The project utilizes embeddings from three different BERT models:
- BERT Base (Uncased)
- RoBERTa Base
- DistilBERT
These embeddings are concatenated and fed into a custom Multi-Layer Perceptron (MLP) for binary classification (positive or negative review).
- Embedding Generation: The reviews are tokenized and passed through the BERT models to generate embeddings.
- Data Preparation: The embeddings and labels are converted into TensorFlow Datasets.
- MLP Training: A binary MLP is trained on these embeddings.
Optuna is used for hyperparameter optimization. The script will search for the best combination of:
- Number of layers
- Initial number of neurons
- Dropout rate
- Activation function
- Neuron scaling factor
The search space and trial count can be adjusted based on whether the script is in testing or production mode.
The model's performance is evaluated using accuracy on the test dataset. The script prints out the test score and accuracy upon completion.

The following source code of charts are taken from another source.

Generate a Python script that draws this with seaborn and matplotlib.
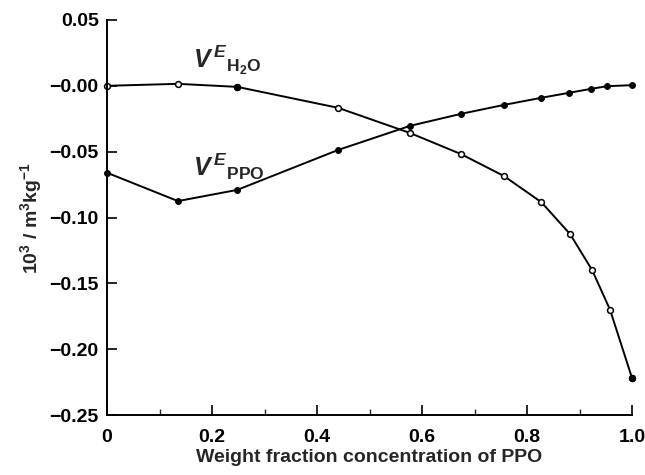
import numpy as np
import pandas as pd
import matplotlib
matplotlib.use("Agg")
import matplotlib.pyplot as plt
import seaborn as sns
from matplotlib.ticker import MultipleLocator

# values
x_h2o = [0.0, 0.135, 0.248, 0.44, 0.577, 0.674, 0.756, 0.827, 0.882, 0.924, 0.958, 1.0]
v_h2o = [0.0, 0.0015, -0.0008, -0.0167, -0.0358, -0.0518, -0.0685, -0.0883, -0.1126, -0.140, -0.170, -0.222]
x_ppo = [0.0, 0.135, 0.248, 0.44, 0.577, 0.674, 0.756, 0.827, 0.880, 0.922, 0.952, 1.0]
v_ppo = [-0.066, -0.0875, -0.079, -0.0487, -0.0304, -0.0213, -0.0145, -0.0091, -0.0053, -0.0023, -0.0003, 0.0005]

yticks = [-0.25, -0.20, -0.15, -0.10, -0.05, 0.0, 0.05]
ytick_labels = ["\u22120.25", "\u22120.20", "\u22120.15", "\u22120.10", "\u22120.05", "\u22120.00", "0.05"]
xticks = [0, 0.2, 0.4, 0.6, 0.8, 1.0]
xtick_labels = ["0", "0.2", "0.4", "0.6", "0.8", "1.0"]

sns.set_style("ticks")
plt.rcParams['font.family'] = ['Liberation Sans', 'DejaVu Sans']
plt.rcParams['font.weight'] = 'bold'
plt.rcParams['axes.labelweight'] = 'bold'
plt.rcParams['mathtext.fontset'] = 'custom'
plt.rcParams['mathtext.rm'] = 'Liberation Sans:bold'
plt.rcParams['mathtext.it'] = 'Liberation Sans:italic'

fig = plt.figure(figsize=(6.45, 4.75), dpi=100)
ax = fig.add_axes([0.166, 0.126, 0.814, 0.832])

df_h = pd.DataFrame({"x": x_h2o, "v": v_h2o})
df_p = pd.DataFrame({"x": x_ppo, "v": v_ppo})

sns.lineplot(data=df_h, x="x", y="v", ax=ax, color="black", lw=1.4,
             marker="o", markersize=4.2, markerfacecolor="white",
             markeredgecolor="black", markeredgewidth=1.1, clip_on=False)
sns.lineplot(data=df_p, x="x", y="v", ax=ax, color="black", lw=1.4,
             marker="o", markersize=4.2, markerfacecolor="black",
             markeredgecolor="black", clip_on=False)
# filled points on the water curve
ax.plot([x_h2o[2], x_h2o[-1]], [v_h2o[2], v_h2o[-1]], "o", color="black", ms=4.2, clip_on=False)

ax.set_xlim(0, 1.0)
ax.set_ylim(-0.25, 0.05)
ax.set_xticks(xticks)
ax.set_xticklabels(xtick_labels)
ax.xaxis.set_minor_locator(MultipleLocator(0.1))
ax.set_yticks(yticks)
ax.set_yticklabels(ytick_labels)
ax.tick_params(axis="both", which="major", direction="in", length=7, width=1.2,
               labelsize=14, colors="black", pad=6)
ax.tick_params(axis="x", which="major", pad=10)
ax.tick_params(axis="x", which="minor", direction="in", length=4, width=1.0)
for s in ["left", "bottom"]:
    ax.spines[s].set_linewidth(1.4)
    ax.spines[s].set_color("black")
sns.despine(ax=ax)

ax.text(0.163, 0.0195, r"$\mathit{V}^{\,\mathit{E}}{}_{\mathrm{H_2O}}$", fontsize=18, va="center")
ax.text(0.163, -0.0616, r"$\mathit{V}^{\,\mathit{E}}{}_{\mathrm{PPO}}$", fontsize=18, va="center")

ax.set_xlabel("Weight fraction concentration of PPO", fontsize=14, fontweight="bold", labelpad=2)
ax.set_ylabel(r"10$^3$ / m$^3$kg$^{-1}$", fontsize=14, fontweight="bold", labelpad=4)

fig.savefig("out.png", dpi=100)
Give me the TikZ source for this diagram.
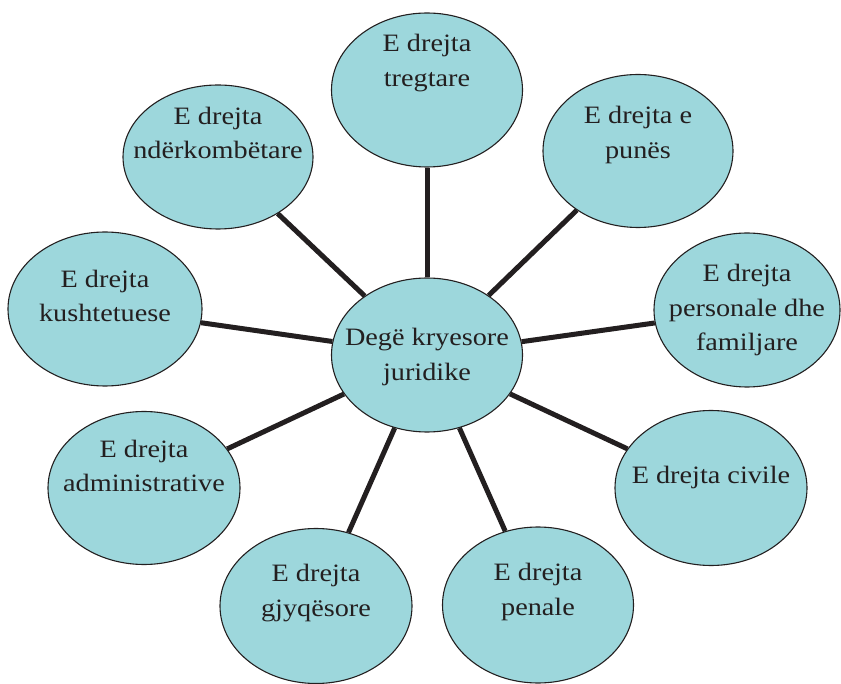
\documentclass[tikz,border=0pt]{standalone}
\usepackage{fontspec}
\setmainfont{Liberation Serif}[FakeStretch=1.13]
\usetikzlibrary{shapes.geometric}
\definecolor{bubble}{RGB}{157,215,220}
\definecolor{ink}{RGB}{35,31,32}
\tikzset{
  bubble/.style={ellipse, draw=ink, line width=1.1pt, fill=bubble, inner sep=0pt},
  caption/.style={align=center, text=ink, font=\fontsize{25}{34.5}\selectfont, inner sep=0pt},
  spoke/.style={draw=ink, line width=5pt}
}
\begin{document}
\begin{tikzpicture}[x=1pt,y=-1pt]
\useasboundingbox (0,0) rectangle (841,684);

% hub and the nine branches
\node[bubble, minimum width=191pt, minimum height=154pt] (hub) at (427,355) {};
\node[bubble, minimum width=191pt, minimum height=154pt] (treg) at (427,90) {};
\node[bubble, minimum width=190pt, minimum height=153pt] (pune) at (638,151) {};
\node[bubble, minimum width=186pt, minimum height=154pt] (pers) at (747,310) {};
\node[bubble, minimum width=192pt, minimum height=155pt] (civ) at (711,488) {};
\node[bubble, minimum width=191pt, minimum height=156pt] (pen) at (538,605) {};
\node[bubble, minimum width=192pt, minimum height=155pt] (gjyq) at (316,606) {};
\node[bubble, minimum width=192pt, minimum height=153pt] (adm) at (144,488) {};
\node[bubble, minimum width=194pt, minimum height=154pt] (kush) at (105,309) {};
\node[bubble, minimum width=190pt, minimum height=144pt] (nder) at (218,157) {};

% spokes from the hub to each branch
\foreach \b in {treg,pune,pers,civ,pen,gjyq,adm,kush,nder}
  \path[spoke] (hub) -- (\b);

% captions
\node[caption] (hubT) at ([yshift=-2pt]hub.center) {Degë kryesore\\juridike};
\node[caption] (tregT) at ([yshift=27pt]treg.center) {E drejta\\tregtare};
\node[caption] (puneT) at ([yshift=16pt]pune.center) {E drejta e\\punës};
\node[caption] (persT) at ([yshift=0pt]pers.center) {E drejta\\personale dhe\\familjare};
\node[caption] (civT) at ([yshift=11pt]civ.center) {E drejta civile};
\node[caption] (penT) at ([yshift=13pt]pen.center) {E drejta\\penale};
\node[caption] (gjyqT) at ([yshift=13pt]gjyq.center) {E drejta\\gjyqësore};
\node[caption] (admT) at ([yshift=22pt]adm.center) {E drejta\\administrative};
\node[caption] (kushT) at ([yshift=13pt]kush.center) {E drejta\\kushtetuese};
\node[caption] (nderT) at ([yshift=24pt]nder.center) {E drejta\\ndërkombëtare};
\end{tikzpicture}
\end{document}
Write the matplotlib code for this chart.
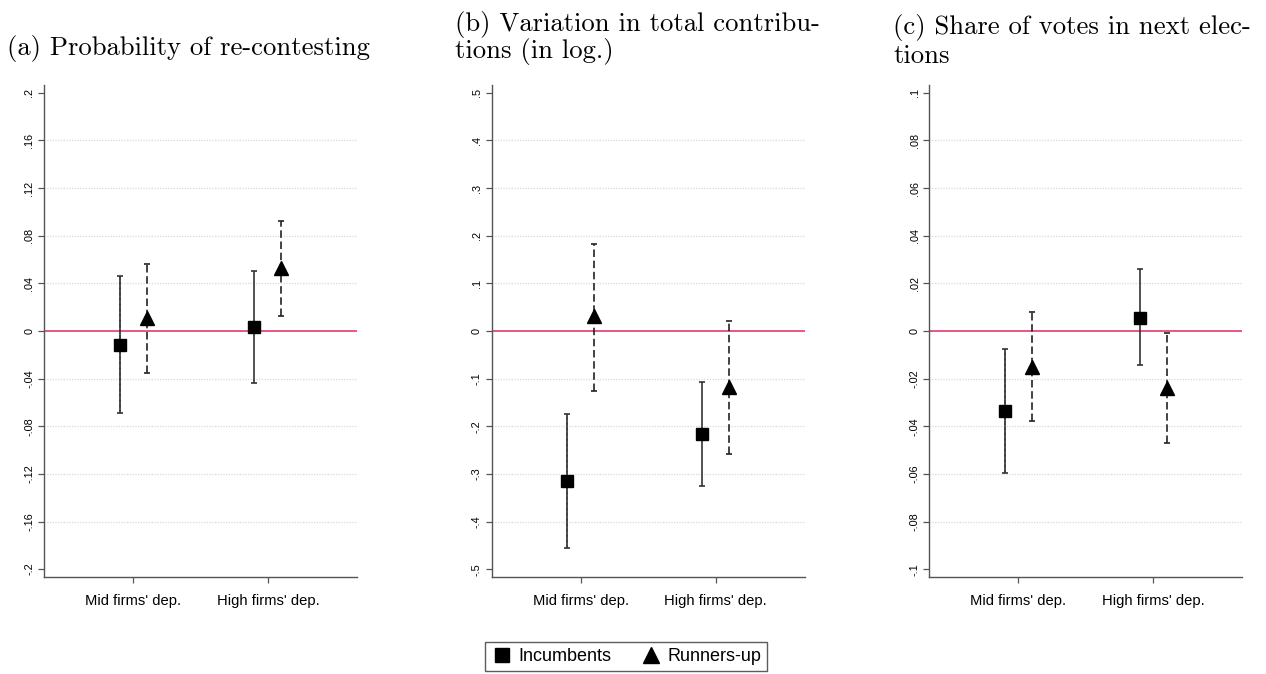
import numpy as np
import matplotlib
matplotlib.use("Agg")
import matplotlib.pyplot as plt
from matplotlib.lines import Line2D

# ── Data ───────────────────────────────────────────────────────────────────
CATEGORIES = ["Mid firms' dep.", "High firms' dep."]

TITLES = [
    ["(a) Probability of re-contesting"],
    ["(b) Variation in total contribu-", "tions (in log.)"],
    ["(c) Share of votes in next elec-", "tions"],
]

# panel (a)
A_INC_EST = [-0.012, 0.003]
A_INC_LO  = [-0.069, -0.044]
A_INC_HI  = [0.046, 0.050]
A_RUN_EST = [0.011, 0.053]
A_RUN_LO  = [-0.035, 0.013]
A_RUN_HI  = [0.056, 0.092]
A_TICKS   = [-0.2, -0.16, -0.12, -0.08, -0.04, 0, 0.04, 0.08, 0.12, 0.16, 0.2]

# panel (b)
B_INC_EST = [-0.314, -0.217]
B_INC_LO  = [-0.455, -0.325]
B_INC_HI  = [-0.175, -0.108]
B_RUN_EST = [0.031, -0.117]
B_RUN_LO  = [-0.127, -0.259]
B_RUN_HI  = [0.183, 0.022]
B_TICKS   = [-0.5, -0.4, -0.3, -0.2, -0.1, 0, 0.1, 0.2, 0.3, 0.4, 0.5]

# panel (c)
C_INC_EST = [-0.0335, 0.0056]
C_INC_LO  = [-0.0597, -0.0144]
C_INC_HI  = [-0.0074, 0.026]
C_RUN_EST = [-0.015, -0.024]
C_RUN_LO  = [-0.038, -0.047]
C_RUN_HI  = [0.008, -0.001]
C_TICKS   = [-0.1, -0.08, -0.06, -0.04, -0.02, 0, 0.02, 0.04, 0.06, 0.08, 0.1]

PANELS = [
    (A_INC_EST, A_INC_LO, A_INC_HI, A_RUN_EST, A_RUN_LO, A_RUN_HI, A_TICKS),
    (B_INC_EST, B_INC_LO, B_INC_HI, B_RUN_EST, B_RUN_LO, B_RUN_HI, B_TICKS),
    (C_INC_EST, C_INC_LO, C_INC_HI, C_RUN_EST, C_RUN_LO, C_RUN_HI, C_TICKS),
]

# ── Style ──────────────────────────────────────────────────────────────────
W, H = 1266, 674
AX_LEFT = [44, 491.7, 929.3]
AX_W    = 313
AX_TOP  = 85
AX_BOT  = 577
TITLE_X = [7, 455, 893]
TITLE_BASE = [[55], [31, 58], [34, 63]]

SPINE = "#555555"
ZERO_RED = "#e02a5c"
GRID = "#dadada"
OFFSET = 0.1

plt.rcParams["font.family"] = ["Liberation Sans", "DejaVu Sans"]


def stata_label(v):
    s = f"{round(v, 4):g}"
    return s.replace("0.", ".")


def draw_panel(ax, inc_est, inc_lo, inc_hi, run_est, run_lo, run_hi, ticks):
    x = np.arange(1, len(CATEGORIES) + 1)
    lim = ticks[-1] * 1.033

    for t in ticks[1:-1]:
        if t == 0:
            continue
        ax.axhline(t, color=GRID, lw=0.9, ls=(0, (1, 1.2)), zorder=0)
    ax.axhline(0, color=ZERO_RED, lw=1.1, zorder=1)

    inc_err = [np.subtract(inc_est, inc_lo), np.subtract(inc_hi, inc_est)]
    run_err = [np.subtract(run_est, run_lo), np.subtract(run_hi, run_est)]

    # incumbents: solid bars (Mid bar looks doubled/striped in the original)
    ax.errorbar(x - OFFSET, inc_est, yerr=inc_err, fmt="s", color="black",
                ms=8.5, ecolor="#333333", elinewidth=1.2, capsize=2.2,
                capthick=1.2, zorder=3)
    ax.vlines(x[0] - OFFSET, inc_lo[0], inc_hi[0], colors="#808080", lw=1.2,
              linestyles=(0, (2, 1.2)), zorder=2.5)

    eb2 = ax.errorbar(x + OFFSET, run_est, yerr=run_err, fmt="^", color="black",
                      ms=9.5, ecolor="#222222", elinewidth=1.2, capsize=2.2,
                      capthick=1.2, zorder=3)
    eb2[2][0].set_linestyle((0, (4.5, 2.2)))

    ax.set_xlim(0.34, 2.66)
    ax.set_ylim(-lim, lim)
    ax.set_xticks(x)
    ax.set_xticklabels(CATEGORIES, fontsize=10.6)
    ax.set_yticks(ticks)
    ax.set_yticklabels([stata_label(t) for t in ticks], fontsize=7.8,
                       rotation=90, va="center")
    ax.tick_params(axis="both", direction="out", length=4, width=0.9,
                   color=SPINE, pad=3)
    ax.tick_params(axis="x", pad=8)
    for side in ("top", "right"):
        ax.spines[side].set_visible(False)
    for side in ("left", "bottom"):
        ax.spines[side].set_color(SPINE)
        ax.spines[side].set_linewidth(1.0)


fig = plt.figure(figsize=(W / 100, H / 100), dpi=100)

for i, p in enumerate(PANELS):
    ax = fig.add_axes([AX_LEFT[i] / W, 1 - AX_BOT / H, AX_W / W,
                       (AX_BOT - AX_TOP) / H])
    draw_panel(ax, *p)
    for line, yb in zip(TITLES[i], TITLE_BASE[i]):
        fig.text(TITLE_X[i] / W, 1 - yb / H, line, fontsize=19.2,
                 family=["cmr10", "DejaVu Serif"], va="baseline", ha="left")

handles = [
    Line2D([], [], marker="s", color="black", ls="none", ms=10),
    Line2D([], [], marker="^", color="black", ls="none", ms=11),
]
leg = fig.legend(handles, ["Incumbents", "Runners-up"], loc="center",
                 bbox_to_anchor=(626 / W, 1 - 656.5 / H), ncol=2,
                 fontsize=13, frameon=True, fancybox=False,
                 handletextpad=0.3, columnspacing=1.6, handlelength=1.2,
                 borderpad=0.35)
leg.get_frame().set_edgecolor("#333333")
leg.get_frame().set_linewidth(1.0)

fig.savefig("out.png", dpi=100)
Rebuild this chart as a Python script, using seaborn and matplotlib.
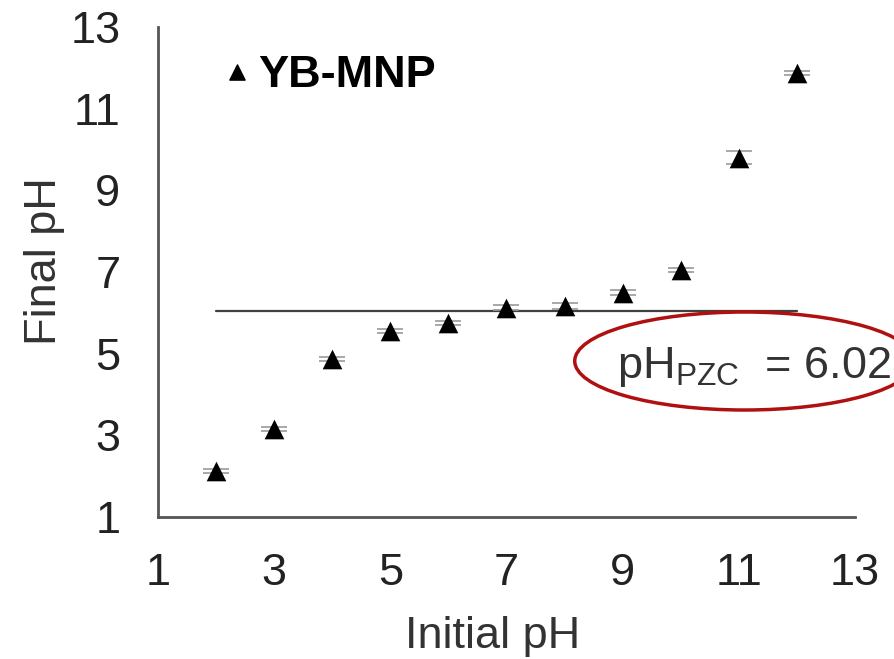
import matplotlib
matplotlib.use("Agg")
import matplotlib.pyplot as plt
from matplotlib.patches import Ellipse
import seaborn as sns
import pandas as pd

initial_ph = [2, 3, 4, 5, 6, 7, 8, 9, 10, 11, 12]
final_ph = [2.12, 3.16, 4.87, 5.56, 5.75, 6.12, 6.17, 6.49, 7.05, 9.80, 11.88]
err = [0.05, 0.05, 0.06, 0.05, 0.05, 0.06, 0.07, 0.06, 0.05, 0.16, 0.05]
pzc_x = [2, 12]
pzc_y = [6.05, 6.05]
ticks = [1, 3, 5, 7, 9, 11, 13]

df = pd.DataFrame({"Initial pH": initial_ph, "Final pH": final_ph})

sns.set_style("white")
plt.rcParams["font.family"] = ["Liberation Sans", "DejaVu Sans"]
FS = 32.5

fig = plt.figure(figsize=(8.95, 6.59), dpi=100)
ax = fig.add_axes([0.1765, 0.2155, 0.7788, 0.7435])

ax.errorbar(initial_ph, final_ph, yerr=err, fmt="none", ecolor="#999999",
            elinewidth=1.0, capsize=9.5, capthick=1.2, zorder=2)
sns.lineplot(x=pzc_x, y=pzc_y, color="#404040", linewidth=1.6, ax=ax, zorder=1)
sns.scatterplot(data=df, x="Initial pH", y="Final pH", marker="^", s=200,
                color="black", edgecolor="black", linewidth=0, ax=ax, zorder=3)

ax.set_xlim(1, 13)
ax.set_ylim(1, 13)
ax.set_xticks(ticks)
ax.set_yticks(ticks)
ax.set_xlabel("Initial pH", fontsize=FS, color="#333333")
ax.set_ylabel("Final pH", fontsize=FS, color="#333333")
ax.xaxis.set_label_coords(0.48, -0.202)
ax.yaxis.set_label_coords(-0.1334, 0.5224)
ax.tick_params(axis="both", labelsize=FS, colors="#222222", direction="out",
               length=11, width=1.6)
ax.tick_params(axis="x", pad=15)
ax.tick_params(axis="y", pad=16)
for s in ["top", "right"]:
    ax.spines[s].set_visible(False)
for s in ["left", "bottom"]:
    ax.spines[s].set_color("#555555")
    ax.spines[s].set_linewidth(2)

# legend-like label
ax.scatter([2.36], [11.9], marker="^", s=120, color="black", zorder=3)
ax.text(2.72, 11.53, "YB-MNP", fontsize=FS, fontweight="bold", va="baseline",
        ha="left", color="black")

# PZC annotation
ax.text(8.9, 4.40, r"pH$_{\mathregular{PZC}}$  = 6.02", fontsize=FS, va="baseline",
        ha="left", color="#333333")
ell = Ellipse((11.1, 4.82), width=5.85, height=2.4, fill=False,
              edgecolor="#b01010", linewidth=2.5, clip_on=False)
ax.add_patch(ell)

fig.savefig("out.png", dpi=100)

The script can be run in either testing or production mode. In testing mode, a smaller subset of the dataset is used, and fewer trials are run for hyperparameter tuning. In production mode, the full dataset and a larger number of trials are used.
To run the script, use:
python script_name.py [--testing]
The --testing
flag is optional and runs the script in testing mode.
Note: The code saves the best model as 'savedModel.h5', which can be loaded for later use or inference. Ensure TensorFlow is properly installed to load and use the saved model.